WHAT TO PRODUCE:
Copy out each line that mentions the word "this".

RECORDED INFORMATION:
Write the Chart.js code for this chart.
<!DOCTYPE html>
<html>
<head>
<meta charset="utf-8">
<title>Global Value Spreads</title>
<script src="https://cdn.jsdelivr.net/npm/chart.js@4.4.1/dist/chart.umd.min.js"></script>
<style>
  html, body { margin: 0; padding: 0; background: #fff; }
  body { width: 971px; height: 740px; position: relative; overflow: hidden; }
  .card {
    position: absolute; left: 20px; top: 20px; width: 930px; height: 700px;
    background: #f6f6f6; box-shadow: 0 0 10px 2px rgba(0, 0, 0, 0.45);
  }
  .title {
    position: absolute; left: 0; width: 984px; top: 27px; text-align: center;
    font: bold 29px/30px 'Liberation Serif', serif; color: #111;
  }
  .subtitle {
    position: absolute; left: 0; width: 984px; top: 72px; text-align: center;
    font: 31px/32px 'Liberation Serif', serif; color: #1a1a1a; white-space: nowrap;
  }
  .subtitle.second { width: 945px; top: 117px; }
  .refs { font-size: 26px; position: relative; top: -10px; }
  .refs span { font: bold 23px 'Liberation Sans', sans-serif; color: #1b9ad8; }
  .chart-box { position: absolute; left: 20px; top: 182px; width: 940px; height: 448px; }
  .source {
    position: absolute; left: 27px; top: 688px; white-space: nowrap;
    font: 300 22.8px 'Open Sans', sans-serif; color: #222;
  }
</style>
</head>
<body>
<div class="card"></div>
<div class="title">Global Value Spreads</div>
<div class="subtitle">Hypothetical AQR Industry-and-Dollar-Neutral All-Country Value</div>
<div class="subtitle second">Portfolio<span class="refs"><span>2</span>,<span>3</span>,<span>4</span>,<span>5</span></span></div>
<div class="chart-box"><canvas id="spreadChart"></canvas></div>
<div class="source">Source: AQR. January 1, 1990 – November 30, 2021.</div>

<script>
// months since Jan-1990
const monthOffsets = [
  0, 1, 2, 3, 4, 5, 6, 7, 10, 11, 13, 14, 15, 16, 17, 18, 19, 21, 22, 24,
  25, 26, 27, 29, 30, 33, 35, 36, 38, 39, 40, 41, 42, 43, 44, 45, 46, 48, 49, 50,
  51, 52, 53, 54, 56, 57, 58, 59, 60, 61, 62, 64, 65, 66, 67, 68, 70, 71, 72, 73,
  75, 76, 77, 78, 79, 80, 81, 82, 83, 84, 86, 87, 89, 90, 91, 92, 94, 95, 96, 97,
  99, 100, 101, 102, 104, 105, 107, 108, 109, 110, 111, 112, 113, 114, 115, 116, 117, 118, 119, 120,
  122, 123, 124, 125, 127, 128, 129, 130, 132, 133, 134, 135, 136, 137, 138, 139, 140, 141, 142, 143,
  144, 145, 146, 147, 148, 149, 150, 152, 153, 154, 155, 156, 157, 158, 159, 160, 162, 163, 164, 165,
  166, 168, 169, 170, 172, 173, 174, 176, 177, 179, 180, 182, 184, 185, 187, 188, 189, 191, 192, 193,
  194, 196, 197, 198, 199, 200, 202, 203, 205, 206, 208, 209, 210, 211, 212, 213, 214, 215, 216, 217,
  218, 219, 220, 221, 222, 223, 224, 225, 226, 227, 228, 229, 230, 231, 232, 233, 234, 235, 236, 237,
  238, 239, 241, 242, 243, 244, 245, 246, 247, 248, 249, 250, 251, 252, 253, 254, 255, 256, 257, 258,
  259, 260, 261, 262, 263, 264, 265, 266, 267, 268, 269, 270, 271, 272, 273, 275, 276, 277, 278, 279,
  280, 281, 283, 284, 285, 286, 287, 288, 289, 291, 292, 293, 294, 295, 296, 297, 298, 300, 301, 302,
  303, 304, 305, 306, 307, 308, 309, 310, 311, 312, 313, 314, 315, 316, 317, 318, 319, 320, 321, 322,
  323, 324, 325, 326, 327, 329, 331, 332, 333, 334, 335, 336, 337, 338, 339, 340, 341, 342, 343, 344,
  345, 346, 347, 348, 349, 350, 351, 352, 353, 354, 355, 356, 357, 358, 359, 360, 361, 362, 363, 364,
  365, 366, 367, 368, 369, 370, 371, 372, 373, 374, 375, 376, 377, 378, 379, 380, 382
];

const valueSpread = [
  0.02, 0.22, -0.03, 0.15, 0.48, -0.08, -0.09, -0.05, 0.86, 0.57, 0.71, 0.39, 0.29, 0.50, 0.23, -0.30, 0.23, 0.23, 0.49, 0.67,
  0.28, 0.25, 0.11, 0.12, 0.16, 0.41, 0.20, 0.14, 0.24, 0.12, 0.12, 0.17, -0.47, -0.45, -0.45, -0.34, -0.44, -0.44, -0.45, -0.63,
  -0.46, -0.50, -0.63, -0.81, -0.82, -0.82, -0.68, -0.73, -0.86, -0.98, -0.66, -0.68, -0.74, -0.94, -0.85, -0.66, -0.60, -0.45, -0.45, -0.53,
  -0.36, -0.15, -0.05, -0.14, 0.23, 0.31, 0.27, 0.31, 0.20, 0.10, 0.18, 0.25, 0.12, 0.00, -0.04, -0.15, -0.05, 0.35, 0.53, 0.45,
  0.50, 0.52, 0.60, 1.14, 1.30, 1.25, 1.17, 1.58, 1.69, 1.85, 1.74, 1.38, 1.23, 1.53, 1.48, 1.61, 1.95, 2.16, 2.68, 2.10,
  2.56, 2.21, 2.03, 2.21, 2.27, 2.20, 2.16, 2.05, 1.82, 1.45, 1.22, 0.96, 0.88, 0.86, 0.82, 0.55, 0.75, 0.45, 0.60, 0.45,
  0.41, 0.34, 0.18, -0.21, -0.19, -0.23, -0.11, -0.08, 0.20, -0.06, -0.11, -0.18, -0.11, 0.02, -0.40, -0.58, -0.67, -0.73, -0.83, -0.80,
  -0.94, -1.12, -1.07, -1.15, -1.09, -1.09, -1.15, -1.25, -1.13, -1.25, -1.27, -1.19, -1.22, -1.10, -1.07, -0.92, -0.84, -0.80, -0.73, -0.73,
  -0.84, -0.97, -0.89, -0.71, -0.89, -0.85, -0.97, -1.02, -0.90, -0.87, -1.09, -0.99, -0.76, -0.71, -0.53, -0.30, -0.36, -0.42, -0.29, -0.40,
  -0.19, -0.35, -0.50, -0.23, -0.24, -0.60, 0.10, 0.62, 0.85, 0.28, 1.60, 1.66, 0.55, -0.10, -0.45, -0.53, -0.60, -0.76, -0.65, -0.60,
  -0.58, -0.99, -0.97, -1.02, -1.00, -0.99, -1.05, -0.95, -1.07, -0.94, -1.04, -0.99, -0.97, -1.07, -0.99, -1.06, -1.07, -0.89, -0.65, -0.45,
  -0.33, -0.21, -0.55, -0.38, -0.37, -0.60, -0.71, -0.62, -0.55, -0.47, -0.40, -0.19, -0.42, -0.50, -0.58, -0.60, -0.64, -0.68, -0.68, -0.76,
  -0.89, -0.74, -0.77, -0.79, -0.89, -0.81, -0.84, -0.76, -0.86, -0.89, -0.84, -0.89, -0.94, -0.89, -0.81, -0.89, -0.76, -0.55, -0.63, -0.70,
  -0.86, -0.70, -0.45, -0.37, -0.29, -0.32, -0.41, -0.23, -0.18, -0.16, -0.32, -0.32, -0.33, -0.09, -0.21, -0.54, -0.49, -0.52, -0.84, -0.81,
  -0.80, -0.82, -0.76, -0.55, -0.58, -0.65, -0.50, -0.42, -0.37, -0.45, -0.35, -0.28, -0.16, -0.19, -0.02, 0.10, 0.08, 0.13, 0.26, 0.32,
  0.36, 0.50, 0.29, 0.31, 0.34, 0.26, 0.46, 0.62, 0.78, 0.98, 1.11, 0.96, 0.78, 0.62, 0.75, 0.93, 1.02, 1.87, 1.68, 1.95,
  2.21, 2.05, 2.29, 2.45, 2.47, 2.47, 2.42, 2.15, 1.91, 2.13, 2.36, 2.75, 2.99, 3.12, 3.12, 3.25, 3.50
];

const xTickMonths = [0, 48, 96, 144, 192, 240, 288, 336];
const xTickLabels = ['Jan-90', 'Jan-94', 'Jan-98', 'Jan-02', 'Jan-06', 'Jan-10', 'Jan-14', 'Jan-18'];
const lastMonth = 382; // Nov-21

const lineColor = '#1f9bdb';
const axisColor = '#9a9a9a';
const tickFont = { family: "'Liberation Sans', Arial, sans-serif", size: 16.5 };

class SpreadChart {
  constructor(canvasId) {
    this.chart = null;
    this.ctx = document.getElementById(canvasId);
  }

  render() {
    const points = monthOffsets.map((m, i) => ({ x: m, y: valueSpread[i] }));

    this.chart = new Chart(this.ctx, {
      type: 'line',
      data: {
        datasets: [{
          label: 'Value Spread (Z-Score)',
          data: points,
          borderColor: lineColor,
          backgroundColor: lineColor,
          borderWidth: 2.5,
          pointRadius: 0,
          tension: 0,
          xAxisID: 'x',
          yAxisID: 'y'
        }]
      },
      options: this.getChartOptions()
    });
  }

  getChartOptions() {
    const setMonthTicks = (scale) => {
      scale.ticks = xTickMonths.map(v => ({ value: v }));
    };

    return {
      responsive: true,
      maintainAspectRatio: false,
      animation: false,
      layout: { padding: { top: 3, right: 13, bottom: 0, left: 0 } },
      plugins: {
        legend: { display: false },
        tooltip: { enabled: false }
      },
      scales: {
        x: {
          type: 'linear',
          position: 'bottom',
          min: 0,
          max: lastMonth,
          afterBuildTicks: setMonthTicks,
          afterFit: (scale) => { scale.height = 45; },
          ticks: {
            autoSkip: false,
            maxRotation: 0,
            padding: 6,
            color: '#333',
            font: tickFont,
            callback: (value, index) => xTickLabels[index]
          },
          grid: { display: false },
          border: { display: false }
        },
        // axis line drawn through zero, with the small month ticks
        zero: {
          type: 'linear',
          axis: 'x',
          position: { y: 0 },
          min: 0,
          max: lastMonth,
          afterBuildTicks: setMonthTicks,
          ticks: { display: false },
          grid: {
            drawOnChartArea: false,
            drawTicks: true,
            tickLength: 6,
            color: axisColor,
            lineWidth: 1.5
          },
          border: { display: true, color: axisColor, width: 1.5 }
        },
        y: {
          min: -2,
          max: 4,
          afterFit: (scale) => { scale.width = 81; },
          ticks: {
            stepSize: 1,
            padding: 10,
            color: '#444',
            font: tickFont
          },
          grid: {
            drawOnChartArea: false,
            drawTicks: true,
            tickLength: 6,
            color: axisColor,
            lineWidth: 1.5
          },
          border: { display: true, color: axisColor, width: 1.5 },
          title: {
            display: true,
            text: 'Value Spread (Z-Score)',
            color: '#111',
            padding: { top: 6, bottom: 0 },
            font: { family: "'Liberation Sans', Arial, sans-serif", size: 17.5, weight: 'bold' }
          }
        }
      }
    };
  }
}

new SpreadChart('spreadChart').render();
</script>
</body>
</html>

ANSWER TO THE EXERCISE:
Write the Chart.js code for this chart.
    this.chart = null;
    this.ctx = document.getElementById(canvasId);
    this.chart = new Chart(this.ctx, {
      options: this.getChartOptions()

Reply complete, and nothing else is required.